### WHAT THE TASK ASKS:
Leave out the pictures and set down exactly the lines from the start of the listing through the one with "const priceUnit = 'T*KM';", both included.

[START OF SOURCE EXCERPT]

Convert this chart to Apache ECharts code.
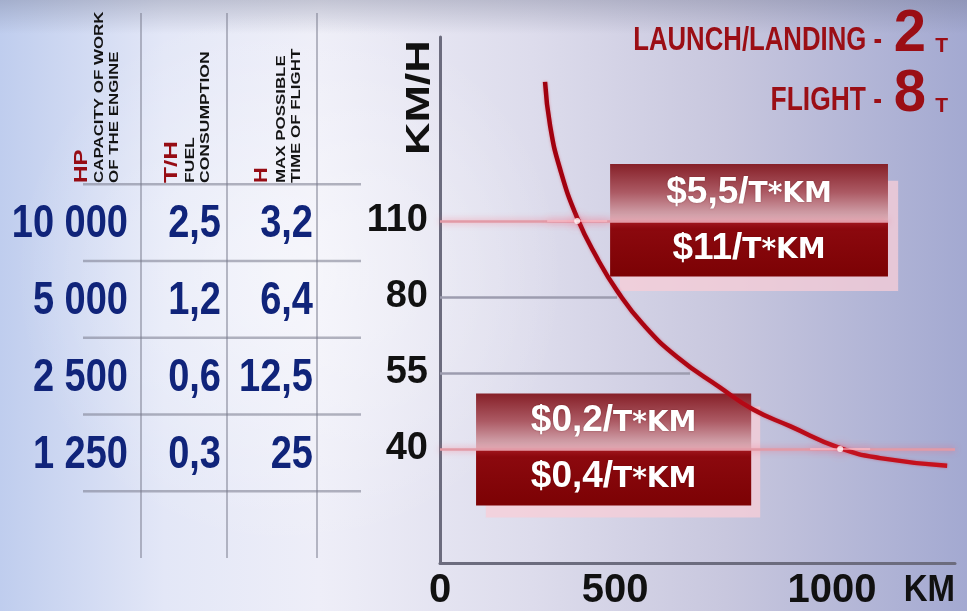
<!DOCTYPE html>
<html><head><meta charset="utf-8">
<script src="https://cdn.jsdelivr.net/npm/echarts@6/dist/echarts.min.js"></script>
<style>html,body{margin:0;padding:0;background:#dcdcec}#c{width:967px;height:611px}</style>
</head><body><div id="c"></div>
<script>
// ---------- data ----------
const speedLabels = ['40', '55', '80', '110'];          // KM/H tick labels (evenly spaced rows)
const speedRows = [1.5, 2.5, 3.5, 4.5];                  // row positions of those ticks
const distLabels = ['0', '500', '1000'];                 // KM tick labels
const distTicks = [0, 447, 1000];                        // where the (not-to-scale) labels sit
const curveKm = [268, 281, 306, 350, 401, 452, 518, 605, 714, 799, 893, 1021, 1123, 1294];
const curveRow = [6.33, 5.75, 5.19, 4.54, 4.01, 3.58, 3.14, 2.71, 2.31, 2.02, 1.80, 1.51, 1.38, 1.28];
const gridEndKm = [1314, 638, 452, 1143];                // where each speed gridline stops
const glintKm = [1021, 350];
const glintRow = [1.5, 4.5];
const enginePower = ['10 000', '5 000', '2 500', '1 250'];   // HP
const fuelUse = ['2,5', '1,2', '0,6', '0,3'];                 // T/H
const flightTime = ['3,2', '6,4', '12,5', '25'];              // H
const tableRows = [4.5, 3.5, 2.5, 1.5];
const priceFast = ['$5,5/', '$11/'];
const priceSlow = ['$0,2/', '$0,4/'];
const priceUnit = 'T*KM';

// ---------- layout ----------
const W = 967, H = 611;
const GL = 440, GT = 37, GR = 12, GB = 43;
const plotH = H - GT - GB;
const X_MAX = 1314, Y_MAX = 6.92;
const rowY = r => GT + plotH * (1 - r / Y_MAX);

const chart = echarts.init(document.getElementById('c'), null, {renderer: 'canvas'});
const LG = echarts.graphic.LinearGradient, RG = echarts.graphic.RadialGradient;
const FONT = '"Liberation Sans", Arial, sans-serif';

function txt(x, y, text, size, fill, align, valign, sx, sy, rot, lh) {
  const style = {text: text, fill: fill, font: 'bold ' + size + 'px ' + FONT,
    textAlign: align, textVerticalAlign: valign};
  if (lh) style.lineHeight = lh;
  return {type: 'text', x: x, y: y, z: 50, scaleX: sx || 1, scaleY: sy || 1, rotation: rot || 0, style: style};
}

const graphics = [];
// background
graphics.push({type: 'rect', z: -100, shape: {x: 0, y: 0, width: W, height: H},
  style: {fill: new LG(0, 0, 1, 0, [
    {offset: 0, color: '#bfcdee'}, {offset: 0.17, color: '#e3e7f7'}, {offset: 0.33, color: '#eeeef8'},
    {offset: 0.55, color: '#dddcec'}, {offset: 0.75, color: '#c8c7de'}, {offset: 1, color: '#a3a9d1'}])}});
graphics.push({type: 'rect', z: -99, shape: {x: 0, y: 0, width: W, height: H},
  style: {fill: new RG(0.3, 0.45, 0.45, [
    {offset: 0, color: 'rgba(255,255,255,0.5)'}, {offset: 1, color: 'rgba(255,255,255,0)'}])}});
graphics.push({type: 'rect', z: -98, shape: {x: 0, y: 0, width: W, height: 34},
  style: {fill: new LG(0, 0, 0, 1, [
    {offset: 0, color: 'rgba(105,110,135,0.32)'}, {offset: 1, color: 'rgba(105,110,135,0)'}])}});

// table grid
[1, 2, 3, 4, 5].forEach(r => graphics.push({type: 'line', z: 10,
  shape: {x1: 83, y1: rowY(r), x2: 361, y2: rowY(r)},
  style: {stroke: 'rgba(120,122,140,0.55)', lineWidth: 2.5}}));
[141, 227, 317].forEach(x => graphics.push({type: 'line', z: 10,
  shape: {x1: x, y1: 13, x2: x, y2: 558},
  style: {stroke: 'rgba(120,122,140,0.5)', lineWidth: 2}}));

// table headers (vertical)
const RED = '#960c14';
const R90 = Math.PI / 2;
graphics.push(txt(82, 183, 'HP', 18, RED, 'left', 'middle', 1.35, 1, R90));
graphics.push(txt(107, 183, 'CAPACITY OF WORK\nOF THE ENGINE', 13, '#141414', 'left', 'middle', 1.3, 1, R90, 15));
graphics.push(txt(172, 183, 'T/H', 18, RED, 'left', 'middle', 1.45, 1, R90));
graphics.push(txt(198, 183, 'FUEL\nCONSUMPTION', 13, '#141414', 'left', 'middle', 1.35, 1, R90, 15));
graphics.push(txt(262, 183, 'H', 18, RED, 'left', 'middle', 1.2, 1, R90));
graphics.push(txt(289, 183, 'MAX POSSIBLE\nTIME OF FLIGHT', 13, '#141414', 'left', 'middle', 1.3, 1, R90, 15));

// table values
const NAVY = '#10247a';
tableRows.forEach((r, i) => {
  const y = rowY(r) + 2;
  graphics.push(txt(128, y, enginePower[i], 38, NAVY, 'right', 'middle', 1, 1.22));
  graphics.push(txt(221, y, fuelUse[i], 38, NAVY, 'right', 'middle', 1, 1.22));
  graphics.push(txt(313, y, flightTime[i], 38, NAVY, 'right', 'middle', 1, 1.22));
});

// axis names
graphics.push(txt(420, 155, 'KM/H', 34, '#111', 'left', 'middle', 1.32, 1, R90));
graphics.push(txt(955, 591, 'KM', 33, '#111', 'right', 'middle', 1, 1.1));

// top-right legend text
const DRED = '#9b0e15';
graphics.push(txt(882, 41, 'LAUNCH/LANDING -', 33, DRED, 'right', 'middle', 0.78, 1.0));
graphics.push(txt(926, 35, '2', 58, DRED, 'right', 'middle', 1, 1.02));
graphics.push(txt(948, 46, 'T', 21, DRED, 'right', 'middle', 1, 1));
graphics.push(txt(882, 101, 'FLIGHT -', 33, DRED, 'right', 'middle', 0.8, 1.0));
graphics.push(txt(926, 95, '8', 58, DRED, 'right', 'middle', 1, 1.02));
graphics.push(txt(948, 106, 'T', 21, DRED, 'right', 'middle', 1, 1));

// ---------- boxes (annotations) ----------
const topFill = new LG(0, 0, 0, 1, [
  {offset: 0, color: '#862028'}, {offset: 0.5, color: '#ac5a64'}, {offset: 1, color: '#dcb6bf'}]);
const botFill = new LG(0, 0, 0, 1, [
  {offset: 0, color: '#8e0a10'}, {offset: 1, color: '#7c0204'}]);
const shadowFill = 'rgba(248,205,215,0.75)';
function priceLabel(p) {
  return {show: true, position: 'inside',
    formatter: () => '{big|' + p + '}{sm|' + priceUnit + '}',
    rich: {
      big: {fontSize: 37, fontWeight: 'bold', fontFamily: FONT, color: '#fff',
        textShadowColor: 'rgba(60,0,0,0.35)', textShadowBlur: 2},
      sm: {fontSize: 28, fontWeight: 'bold', fontFamily: '"DejaVu Sans", sans-serif', color: '#fff',
        textShadowColor: 'rgba(60,0,0,0.35)', textShadowBlur: 2, padding: [5, 0, 0, 0]}
    }};
}
const boxAreas = [
  [{coord: [459, 5.03], itemStyle: {color: shadowFill}}, {coord: [1169, 3.58]}],
  [{coord: [117, 2.06], itemStyle: {color: shadowFill}}, {coord: [817, 0.60]}],
  [{coord: [434, 5.25], itemStyle: {color: topFill}, label: priceLabel(priceFast[0])}, {coord: [1143, 4.5]}],
  [{coord: [434, 4.5], itemStyle: {color: botFill}, label: priceLabel(priceFast[1])}, {coord: [1143, 3.77]}],
  [{coord: [92, 2.23], itemStyle: {color: topFill}, label: priceLabel(priceSlow[0])}, {coord: [794, 1.5]}],
  [{coord: [92, 1.5], itemStyle: {color: botFill}, label: priceLabel(priceSlow[1])}, {coord: [794, 0.756]}]
];

const gridLines = speedRows.map((r, i) => {
  const glow = (i === 0 || i === 3);
  return [{coord: [0, r], lineStyle: glow ?
      {color: '#e29aa6', width: 2.5, type: 'solid', shadowBlur: 6, shadowColor: 'rgba(255,80,100,0.55)'} :
      {color: '#9d9caf', width: 2.5, type: 'solid'}},
    {coord: [gridEndKm[i], r]}];
});

const option = {
  animation: false,
  graphic: {elements: graphics},
  grid: {left: GL, top: GT, right: GR, bottom: GB, containLabel: false},
  xAxis: {type: 'value', min: 0, max: X_MAX,
    axisLine: {show: true, lineStyle: {color: '#6c6c7e', width: 3}},
    axisTick: {show: false}, splitLine: {show: false},
    axisLabel: {customValues: distTicks, margin: 8, color: '#111', fontSize: 40, fontWeight: 'bold', fontFamily: FONT,
      formatter: v => distLabels[distTicks.indexOf(v)]}},
  yAxis: {type: 'value', min: 0, max: Y_MAX,
    axisLine: {show: true, lineStyle: {color: '#6c6c7e', width: 3}},
    axisTick: {show: false}, splitLine: {show: false},
    axisLabel: {customValues: speedRows, margin: 12, color: '#111', fontSize: 38, fontWeight: 'bold', fontFamily: FONT,
      formatter: v => speedLabels[speedRows.indexOf(v)]}},
  series: [
    {type: 'line', z: 1, data: [], silent: true,
      markLine: {silent: true, symbol: 'none', label: {show: false}, data: gridLines}},
    {type: 'line', z: 2, data: [], silent: true,
      markArea: {silent: true, data: boxAreas}},
    {type: 'line', z: 5, smooth: 0.5, showSymbol: false, silent: true,
      data: curveKm.map((k, i) => [k, curveRow[i]]),
      lineStyle: {width: 4.5, color: new LG(0, 0, 1, 0, [{offset: 0, color: '#a0000e'}, {offset: 1, color: '#c8121e'}]),
        shadowBlur: 3, shadowColor: 'rgba(200,20,40,0.4)'}},
    {type: 'scatter', z: 6, silent: true, symbol: 'rect', symbolSize: [60, 2],
      data: glintKm.map((k, i) => [k, glintRow[i]]),
      itemStyle: {color: 'rgba(255,200,210,0.7)', shadowBlur: 8, shadowColor: 'rgba(255,60,90,0.7)'}},
    {type: 'scatter', z: 7, silent: true, symbolSize: 6,
      data: glintKm.map((k, i) => [k, glintRow[i]]),
      itemStyle: {color: '#ffffff', shadowBlur: 12, shadowColor: 'rgba(255,70,100,1)'}}
  ]
};
chart.setOption(option);
</script></body></html>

[END OF SOURCE EXCERPT]

### ANSWER TO THE EXERCISE:
Convert this chart to Apache ECharts code.
<!DOCTYPE html>
<html><head><meta charset="utf-8">
<script src="https://cdn.jsdelivr.net/npm/echarts@6/dist/echarts.min.js"></script>
<style>html,body{margin:0;padding:0;background:#dcdcec}#c{width:967px;height:611px}</style>
</head><body><div id="c"></div>
<script>
// ---------- data ----------
const speedLabels = ['40', '55', '80', '110'];          // KM/H tick labels (evenly spaced rows)
const speedRows = [1.5, 2.5, 3.5, 4.5];                  // row positions of those ticks
const distLabels = ['0', '500', '1000'];                 // KM tick labels
const distTicks = [0, 447, 1000];                        // where the (not-to-scale) labels sit
const curveKm = [268, 281, 306, 350, 401, 452, 518, 605, 714, 799, 893, 1021, 1123, 1294];
const curveRow = [6.33, 5.75, 5.19, 4.54, 4.01, 3.58, 3.14, 2.71, 2.31, 2.02, 1.80, 1.51, 1.38, 1.28];
const gridEndKm = [1314, 638, 452, 1143];                // where each speed gridline stops
const glintKm = [1021, 350];
const glintRow = [1.5, 4.5];
const enginePower = ['10 000', '5 000', '2 500', '1 250'];   // HP
const fuelUse = ['2,5', '1,2', '0,6', '0,3'];                 // T/H
const flightTime = ['3,2', '6,4', '12,5', '25'];              // H
const tableRows = [4.5, 3.5, 2.5, 1.5];
const priceFast = ['$5,5/', '$11/'];
const priceSlow = ['$0,2/', '$0,4/'];
const priceUnit = 'T*KM';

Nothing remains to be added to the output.